There wasn't either, certainly not in the scoreless first half, but Steve McManaman ensured we'd end on a high when, in the 87th minute, he said to Darren Fletcher: "I fully expected it to be 0-0." And with that Ben Chilwell and Craig Dawson scored to give us a 1-1 and give all 32 people in the Zoomy boxes something to go wild about.

“A little bit of escapism for us all,” said Jake of the game, but for Arsenal fans, whose lads were up next, the only pleasurable part of this season has been the bit when the Premier League was locked down.

As Gary Lineker put it later in the day, the new normal is spookily identical to Arsenal's old normal, not least that part when they look to have a game won but somehow come up with a way of losing it.

Their defeat to Brighton was their second in a row since the Premier League returned, which led to decidedly mean folk tweeting Hector Bellerin pictures of deserts on Saturday, him being the Arsenal lad who had pledged to plant 3,000 trees in the Amazon for every post-lockdown victory Arsenal pick up.

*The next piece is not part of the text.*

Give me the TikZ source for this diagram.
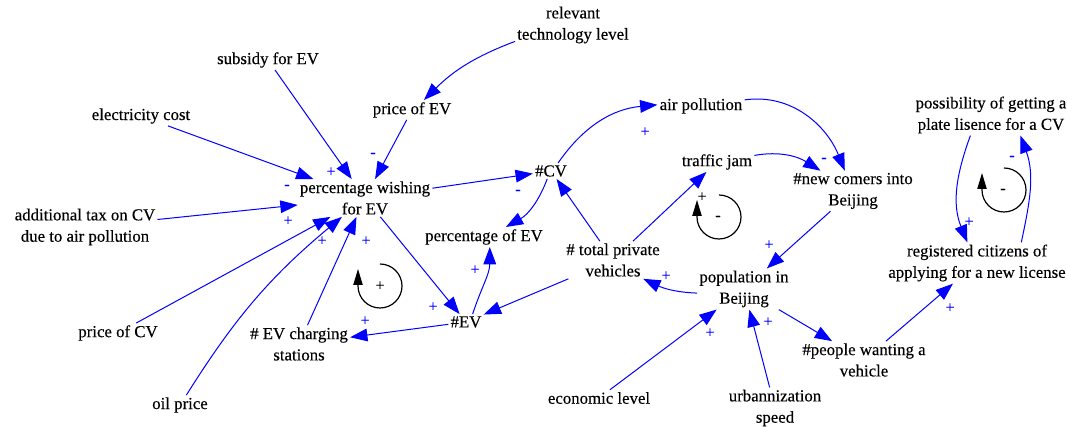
\documentclass[tikz,border=0pt]{standalone}
\usepackage{fontspec}
\setmainfont{Liberation Serif}
\newfontfamily\labelfont[FakeBold=0.3]{Liberation Serif}
\usetikzlibrary{arrows.meta,calc}
\begin{document}
\begin{tikzpicture}[x=0.75pt,y=0.75pt,
  var/.style={align=center, inner sep=1.5pt, font=\labelfont\fontsize{12.6}{16}\selectfont},
  link/.style={color=blue, line width=0.75pt, -{Triangle[length=13pt,width=9.5pt]}},
  pol/.style={text=blue, inner sep=0pt, font=\labelfont\fontsize{12}{14}\selectfont},
  loopsign/.style={text=black, inner sep=0pt, font=\labelfont\fontsize{12}{14}\selectfont},
  looparc/.style={color=black, line width=0.9pt, -{Triangle[length=12pt,width=7pt]}}
]
\useasboundingbox (0,0) rectangle (1067,427);

% variables
\node[var] (tech)    at (573,402) {relevant\\technology level};
\node[var] (subsidy) at (268,367) {subsidy for EV};
\node[var] (pEV)     at (412,317) {price of EV};
\node[var] (elec)    at (141,311) {electricity cost};
\node[var] (pw)      at (365,229) {percentage wishing\\for EV};
\node[var] (tax)     at (85,200)  {additional tax on CV\\due to air pollution};
\node[var] (CV)      at (551,256) {\#CV};
\node[var] (air)     at (701,321) {air pollution};
\node[var] (traffic) at (717,265) {traffic jam};
\node[var] (newc)    at (853,236) {\#new comers into\\Beijing};
\node[var] (poss)    at (991,312) {possibility of getting a\\plate lisence for a CV};
\node[var] (pctEV)   at (484,190) {percentage of EV};
\node[var] (total)   at (613,167) {\# total private\\vehicles};
\node[var] (reg)     at (977,164) {registered citizens of\\applying for a new license};
\node[var] (pop)     at (744,138) {population in\\Beijing};
\node[var] (pCV)     at (118,94)  {price of CV};
\node[var] (charge)  at (299,83)  {\# EV charging\\stations};
\node[var] (EV)      at (466,105) {\#EV};
\node[var] (people)  at (864,67)  {\#people wanting a\\vehicle};
\node[var] (oil)     at (180,22)  {oil price};
\node[var] (econ)    at (599,29)  {economic level};
\node[var] (urban)   at (775,19)  {urbannization\\speed};

% causal links
\draw[link] (tech) to[bend right=12] (pEV);
\draw[link] (pEV) -- (pw);
\draw[link] (subsidy) -- (pw);
\draw[link] (elec) -- (pw);
\draw[link] (tax) -- (pw);
\draw[link] (pCV) -- (pw);
\draw[link] (oil) to[bend left=9] (pw);
\draw[link] (charge) -- (pw);
\draw[link] (pw) -- (CV);
\draw[link] (pw) -- (EV);
\draw[link] (EV) -- (charge);
\draw[link] (EV.50) to[out=72,in=-90] (pctEV.-60);
\draw[link] (CV) to[bend left=20] (pctEV);
\draw[link] (CV) to[bend left=25] (air);
\draw[link] (air) to[out=8,in=112] (newc);
\draw[link] (traffic) to[out=10,in=148] (newc);
\draw[link] (newc) -- (pop);
\draw[link] (total) -- (EV);
\draw[link] (total) -- (CV);
\draw[link] (total) -- (traffic);
\draw[link] (pop.185) to[out=178,in=-25] (total.-32);
\draw[link] (pop) -- (people);
\draw[link] (urban) -- (pop);
\draw[link] (econ) -- (pop);
\draw[link] (people) -- (reg);
\draw[link] (poss.-135) to[out=250,in=112] (reg.115);
\draw[link] (reg.25) to[out=78,in=-70] (poss.-35);

% link polarities
\node[pol] (s1)  at (331,255) {+};
\node[pol] (s2)  at (287,240) {-};
\node[pol] (s3)  at (373,272) {-};
\node[pol] (s4)  at (288,206) {+};
\node[pol] (s5)  at (322,186) {+};
\node[pol] (s6)  at (366,186) {+};
\node[pol] (s7)  at (433,120) {+};
\node[pol] (s8)  at (365,106) {+};
\node[pol] (s9)  at (475,157) {+};
\node[pol] (s10) at (518,235) {-};
\node[pol] (s11) at (645,295) {+};
\node[pol] (s12) at (666,151) {+};
\node[pol] (s13) at (824,267) {-};
\node[pol] (s14) at (769,182) {+};
\node[pol] (s15) at (969,205) {+};
\node[pol] (s16) at (1012,269) {-};
\node[pol] (s17) at (950,119) {+};
\node[pol] (s18) at (710,94)  {+};
\node[pol] (s19) at (768,105) {+};

% feedback loop markers
\coordinate (loopA) at (380,141);
\coordinate (loopB) at (719,210);
\coordinate (loopC) at (1004,237);
\draw[looparc] ($(loopA)+(0,22)$) arc[start angle=90,end angle=-180,radius=22] -- ++(0,17);
\draw[looparc] ($(loopB)+(0,22)$) arc[start angle=90,end angle=-180,radius=22] -- ++(0,17);
\draw[looparc] ($(loopC)+(0,22)$) arc[start angle=90,end angle=-180,radius=22] -- ++(0,17);
\node[loopsign] (mA) at (380,141) {+};
\node[loopsign] (mB) at (718,209) {-};
\node[loopsign] (mB2) at (702,230) {+};
\node[loopsign] (mC) at (1003,236) {-};
\end{tikzpicture}
\end{document}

The ghouls.

To add to Arsenal's woes, they lost Bernd Leno to a nasty looking injury, Martin Keown no doubt not meaning to be unkind to the goalkeeper when he said "it just shows how innocuous your career is".

Lots of abnormal things to get used to, then, but lots of comforting, familiar things too, like Arsenal's defending and Roy Keane calling a taxi for David de Gea. If only he had made a Hector-like pledge for every time he's lambasted the malfunctioning goalie, you wouldn't see the Amazon for the trees.